> Instruction:
Quote every line as given.
#### Data section ####
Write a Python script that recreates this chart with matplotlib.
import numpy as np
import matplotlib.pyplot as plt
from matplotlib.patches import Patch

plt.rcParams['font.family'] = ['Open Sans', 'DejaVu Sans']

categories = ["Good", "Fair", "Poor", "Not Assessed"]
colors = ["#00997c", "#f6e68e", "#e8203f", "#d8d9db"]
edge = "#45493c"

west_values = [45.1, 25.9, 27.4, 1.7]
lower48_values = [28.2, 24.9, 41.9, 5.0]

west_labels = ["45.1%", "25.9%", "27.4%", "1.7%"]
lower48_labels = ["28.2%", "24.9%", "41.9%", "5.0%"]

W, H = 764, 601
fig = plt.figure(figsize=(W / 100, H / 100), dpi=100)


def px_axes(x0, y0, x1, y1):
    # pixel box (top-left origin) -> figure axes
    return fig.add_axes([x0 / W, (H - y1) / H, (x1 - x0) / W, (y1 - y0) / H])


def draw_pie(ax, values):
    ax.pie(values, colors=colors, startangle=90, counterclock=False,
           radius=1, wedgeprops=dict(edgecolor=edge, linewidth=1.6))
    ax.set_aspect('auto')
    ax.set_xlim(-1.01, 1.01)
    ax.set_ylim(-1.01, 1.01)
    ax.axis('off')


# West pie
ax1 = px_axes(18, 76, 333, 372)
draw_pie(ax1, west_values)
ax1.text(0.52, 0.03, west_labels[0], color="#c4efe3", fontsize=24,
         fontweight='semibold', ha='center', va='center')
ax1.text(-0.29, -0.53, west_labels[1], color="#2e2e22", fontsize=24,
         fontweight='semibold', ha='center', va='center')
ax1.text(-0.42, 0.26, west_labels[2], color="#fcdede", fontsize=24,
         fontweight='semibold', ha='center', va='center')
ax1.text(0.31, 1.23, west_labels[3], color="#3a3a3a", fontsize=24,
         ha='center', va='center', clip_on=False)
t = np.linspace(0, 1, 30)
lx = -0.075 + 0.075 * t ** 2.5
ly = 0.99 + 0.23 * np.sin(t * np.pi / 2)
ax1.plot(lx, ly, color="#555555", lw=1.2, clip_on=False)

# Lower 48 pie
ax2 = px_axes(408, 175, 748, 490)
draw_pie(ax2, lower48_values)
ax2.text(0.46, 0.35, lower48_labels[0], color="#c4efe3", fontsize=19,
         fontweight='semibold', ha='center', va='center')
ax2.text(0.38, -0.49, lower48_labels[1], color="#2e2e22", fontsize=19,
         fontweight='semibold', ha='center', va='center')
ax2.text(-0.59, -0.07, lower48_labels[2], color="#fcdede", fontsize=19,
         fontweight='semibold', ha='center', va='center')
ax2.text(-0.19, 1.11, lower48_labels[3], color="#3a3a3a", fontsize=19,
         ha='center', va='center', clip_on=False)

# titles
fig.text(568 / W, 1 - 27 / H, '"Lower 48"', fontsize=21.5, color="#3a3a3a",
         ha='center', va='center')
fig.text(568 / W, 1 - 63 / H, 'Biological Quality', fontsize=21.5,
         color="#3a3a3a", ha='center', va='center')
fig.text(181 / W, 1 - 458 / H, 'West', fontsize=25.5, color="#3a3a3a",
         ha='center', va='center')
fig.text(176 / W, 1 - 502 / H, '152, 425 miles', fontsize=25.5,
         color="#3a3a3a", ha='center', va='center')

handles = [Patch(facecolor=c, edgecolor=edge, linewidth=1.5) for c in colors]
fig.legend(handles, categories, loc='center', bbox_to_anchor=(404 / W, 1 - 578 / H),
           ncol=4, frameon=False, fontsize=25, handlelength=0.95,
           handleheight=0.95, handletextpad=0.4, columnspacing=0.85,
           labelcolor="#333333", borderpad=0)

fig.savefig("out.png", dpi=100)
####
> Solution for this problem:
Write a Python script that recreates this chart with matplotlib.
import numpy as np
import matplotlib.pyplot as plt
from matplotlib.patches import Patch

plt.rcParams['font.family'] = ['Open Sans', 'DejaVu Sans']

categories = ["Good", "Fair", "Poor", "Not Assessed"]
colors = ["#00997c", "#f6e68e", "#e8203f", "#d8d9db"]
edge = "#45493c"

west_values = [45.1, 25.9, 27.4, 1.7]
lower48_values = [28.2, 24.9, 41.9, 5.0]

west_labels = ["45.1%", "25.9%", "27.4%", "1.7%"]
lower48_labels = ["28.2%", "24.9%", "41.9%", "5.0%"]

W, H = 764, 601
fig = plt.figure(figsize=(W / 100, H / 100), dpi=100)


def px_axes(x0, y0, x1, y1):
    # pixel box (top-left origin) -> figure axes
    return fig.add_axes([x0 / W, (H - y1) / H, (x1 - x0) / W, (y1 - y0) / H])


def draw_pie(ax, values):
    ax.pie(values, colors=colors, startangle=90, counterclock=False,
           radius=1, wedgeprops=dict(edgecolor=edge, linewidth=1.6))
    ax.set_aspect('auto')
    ax.set_xlim(-1.01, 1.01)
    ax.set_ylim(-1.01, 1.01)
    ax.axis('off')


# West pie
ax1 = px_axes(18, 76, 333, 372)
draw_pie(ax1, west_values)
ax1.text(0.52, 0.03, west_labels[0], color="#c4efe3", fontsize=24,
         fontweight='semibold', ha='center', va='center')
ax1.text(-0.29, -0.53, west_labels[1], color="#2e2e22", fontsize=24,
         fontweight='semibold', ha='center', va='center')
ax1.text(-0.42, 0.26, west_labels[2], color="#fcdede", fontsize=24,
         fontweight='semibold', ha='center', va='center')
ax1.text(0.31, 1.23, west_labels[3], color="#3a3a3a", fontsize=24,
         ha='center', va='center', clip_on=False)
t = np.linspace(0, 1, 30)
lx = -0.075 + 0.075 * t ** 2.5
ly = 0.99 + 0.23 * np.sin(t * np.pi / 2)
ax1.plot(lx, ly, color="#555555", lw=1.2, clip_on=False)

# Lower 48 pie
ax2 = px_axes(408, 175, 748, 490)
draw_pie(ax2, lower48_values)
ax2.text(0.46, 0.35, lower48_labels[0], color="#c4efe3", fontsize=19,
         fontweight='semibold', ha='center', va='center')
ax2.text(0.38, -0.49, lower48_labels[1], color="#2e2e22", fontsize=19,
         fontweight='semibold', ha='center', va='center')
ax2.text(-0.59, -0.07, lower48_labels[2], color="#fcdede", fontsize=19,
         fontweight='semibold', ha='center', va='center')
ax2.text(-0.19, 1.11, lower48_labels[3], color="#3a3a3a", fontsize=19,
         ha='center', va='center', clip_on=False)

# titles
fig.text(568 / W, 1 - 27 / H, '"Lower 48"', fontsize=21.5, color="#3a3a3a",
         ha='center', va='center')
fig.text(568 / W, 1 - 63 / H, 'Biological Quality', fontsize=21.5,
         color="#3a3a3a", ha='center', va='center')
fig.text(181 / W, 1 - 458 / H, 'West', fontsize=25.5, color="#3a3a3a",
         ha='center', va='center')
fig.text(176 / W, 1 - 502 / H, '152, 425 miles', fontsize=25.5,
         color="#3a3a3a", ha='center', va='center')

handles = [Patch(facecolor=c, edgecolor=edge, linewidth=1.5) for c in colors]
fig.legend(handles, categories, loc='center', bbox_to_anchor=(404 / W, 1 - 578 / H),
           ncol=4, frameon=False, fontsize=25, handlelength=0.95,
           handleheight=0.95, handletextpad=0.4, columnspacing=0.85,
           labelcolor="#333333", borderpad=0)

fig.savefig("out.png", dpi=100)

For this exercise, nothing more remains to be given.